In turn, it was identified that the aluminothermic reduction of Mn₃O₄ occurred in stages, where reaction first started at the reaction interface, followed by the chemical species diffusion through the layers of reaction products. Then, simultaneously, the Mn valence changed, but we also recognized an aluminothermic reduction competition of the oxides that were being formed, mainly Mn₂O₃, as it was deducted by the composition of the slags produced at the end of these experiments. Despite the smaller value of activation energy of the aluminothermic reduction reaction of Mn₃O₄ particles (35.88 kJ/mol), the efficiency of the reaction was very low as compared to that of MnO, and it was due to the parallel formation of MnO during the aluminothermic reduction reaction, which passed directly into the slag without reacting.

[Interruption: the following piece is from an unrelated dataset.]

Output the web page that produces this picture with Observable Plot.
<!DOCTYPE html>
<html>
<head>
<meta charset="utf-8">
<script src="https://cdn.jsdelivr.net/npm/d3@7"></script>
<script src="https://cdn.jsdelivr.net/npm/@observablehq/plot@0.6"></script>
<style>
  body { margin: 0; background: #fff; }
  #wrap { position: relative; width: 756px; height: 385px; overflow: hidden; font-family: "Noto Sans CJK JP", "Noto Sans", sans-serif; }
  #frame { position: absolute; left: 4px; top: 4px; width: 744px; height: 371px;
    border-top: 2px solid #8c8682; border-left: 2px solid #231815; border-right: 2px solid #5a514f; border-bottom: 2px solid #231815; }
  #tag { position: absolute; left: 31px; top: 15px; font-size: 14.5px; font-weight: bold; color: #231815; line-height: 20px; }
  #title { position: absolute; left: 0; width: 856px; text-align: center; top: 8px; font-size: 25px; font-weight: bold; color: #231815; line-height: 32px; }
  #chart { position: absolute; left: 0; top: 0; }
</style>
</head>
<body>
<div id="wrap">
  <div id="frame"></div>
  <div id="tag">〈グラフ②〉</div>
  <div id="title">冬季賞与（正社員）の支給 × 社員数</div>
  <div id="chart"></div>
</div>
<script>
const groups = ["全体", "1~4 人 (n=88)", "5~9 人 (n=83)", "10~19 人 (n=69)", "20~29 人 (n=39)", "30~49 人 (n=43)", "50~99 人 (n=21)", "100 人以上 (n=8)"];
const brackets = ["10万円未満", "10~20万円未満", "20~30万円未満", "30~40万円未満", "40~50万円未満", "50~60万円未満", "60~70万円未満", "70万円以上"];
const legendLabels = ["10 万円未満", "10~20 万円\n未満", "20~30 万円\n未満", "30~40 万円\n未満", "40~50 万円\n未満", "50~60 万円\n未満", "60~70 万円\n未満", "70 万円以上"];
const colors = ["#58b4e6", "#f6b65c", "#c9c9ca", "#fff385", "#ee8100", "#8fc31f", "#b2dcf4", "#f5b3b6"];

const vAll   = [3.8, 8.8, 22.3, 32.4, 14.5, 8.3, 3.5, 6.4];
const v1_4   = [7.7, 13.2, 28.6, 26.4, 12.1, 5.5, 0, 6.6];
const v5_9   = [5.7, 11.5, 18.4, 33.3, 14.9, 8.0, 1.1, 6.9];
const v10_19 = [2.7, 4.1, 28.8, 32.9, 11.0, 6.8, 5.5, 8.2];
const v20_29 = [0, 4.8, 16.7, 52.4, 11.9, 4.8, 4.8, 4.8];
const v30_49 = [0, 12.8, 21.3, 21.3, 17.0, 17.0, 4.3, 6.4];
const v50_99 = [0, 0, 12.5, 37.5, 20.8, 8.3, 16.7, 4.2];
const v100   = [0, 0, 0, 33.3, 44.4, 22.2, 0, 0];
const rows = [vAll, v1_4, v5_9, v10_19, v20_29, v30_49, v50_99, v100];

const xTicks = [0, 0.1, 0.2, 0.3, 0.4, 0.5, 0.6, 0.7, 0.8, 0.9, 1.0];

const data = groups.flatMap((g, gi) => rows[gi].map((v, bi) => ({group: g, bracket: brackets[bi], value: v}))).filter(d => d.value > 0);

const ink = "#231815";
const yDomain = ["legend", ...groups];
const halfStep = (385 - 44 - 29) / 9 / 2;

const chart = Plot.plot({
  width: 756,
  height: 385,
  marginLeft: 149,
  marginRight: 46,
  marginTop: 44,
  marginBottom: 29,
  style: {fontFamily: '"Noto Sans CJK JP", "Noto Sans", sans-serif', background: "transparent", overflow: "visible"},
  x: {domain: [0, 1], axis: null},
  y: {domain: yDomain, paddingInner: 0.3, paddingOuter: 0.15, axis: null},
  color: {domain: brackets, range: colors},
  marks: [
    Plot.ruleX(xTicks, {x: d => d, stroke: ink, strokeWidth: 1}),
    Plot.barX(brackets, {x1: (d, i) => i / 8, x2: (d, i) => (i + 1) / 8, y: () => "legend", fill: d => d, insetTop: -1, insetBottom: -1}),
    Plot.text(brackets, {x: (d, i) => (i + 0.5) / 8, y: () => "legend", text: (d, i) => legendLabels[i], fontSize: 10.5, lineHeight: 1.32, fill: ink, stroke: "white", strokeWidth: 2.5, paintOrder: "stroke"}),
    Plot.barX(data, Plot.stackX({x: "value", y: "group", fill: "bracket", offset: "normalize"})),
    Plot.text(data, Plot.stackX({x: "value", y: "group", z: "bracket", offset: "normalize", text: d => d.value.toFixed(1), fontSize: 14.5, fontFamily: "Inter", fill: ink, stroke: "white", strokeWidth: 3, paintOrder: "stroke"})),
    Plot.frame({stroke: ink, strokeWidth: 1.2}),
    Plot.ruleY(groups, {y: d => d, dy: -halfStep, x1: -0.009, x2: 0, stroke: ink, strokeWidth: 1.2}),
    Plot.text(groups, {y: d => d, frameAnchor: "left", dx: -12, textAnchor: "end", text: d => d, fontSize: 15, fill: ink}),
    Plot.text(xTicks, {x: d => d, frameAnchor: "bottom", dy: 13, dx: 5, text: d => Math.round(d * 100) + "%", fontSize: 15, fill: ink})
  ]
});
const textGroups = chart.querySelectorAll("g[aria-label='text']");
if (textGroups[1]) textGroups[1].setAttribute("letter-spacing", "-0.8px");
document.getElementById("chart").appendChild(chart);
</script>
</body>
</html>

Therefore, the mechanism of aluminothermic reduction of MnO is described by the geometric contraction model, while the mechanism of Mn₃O₄ reduction occurs in two stages: geometric contraction, followed by an additional stage involving the diffusion of chemical species to the boundary layer. In addition, this stage can be considered a competition between the formation of MnO and the chemical reaction itself.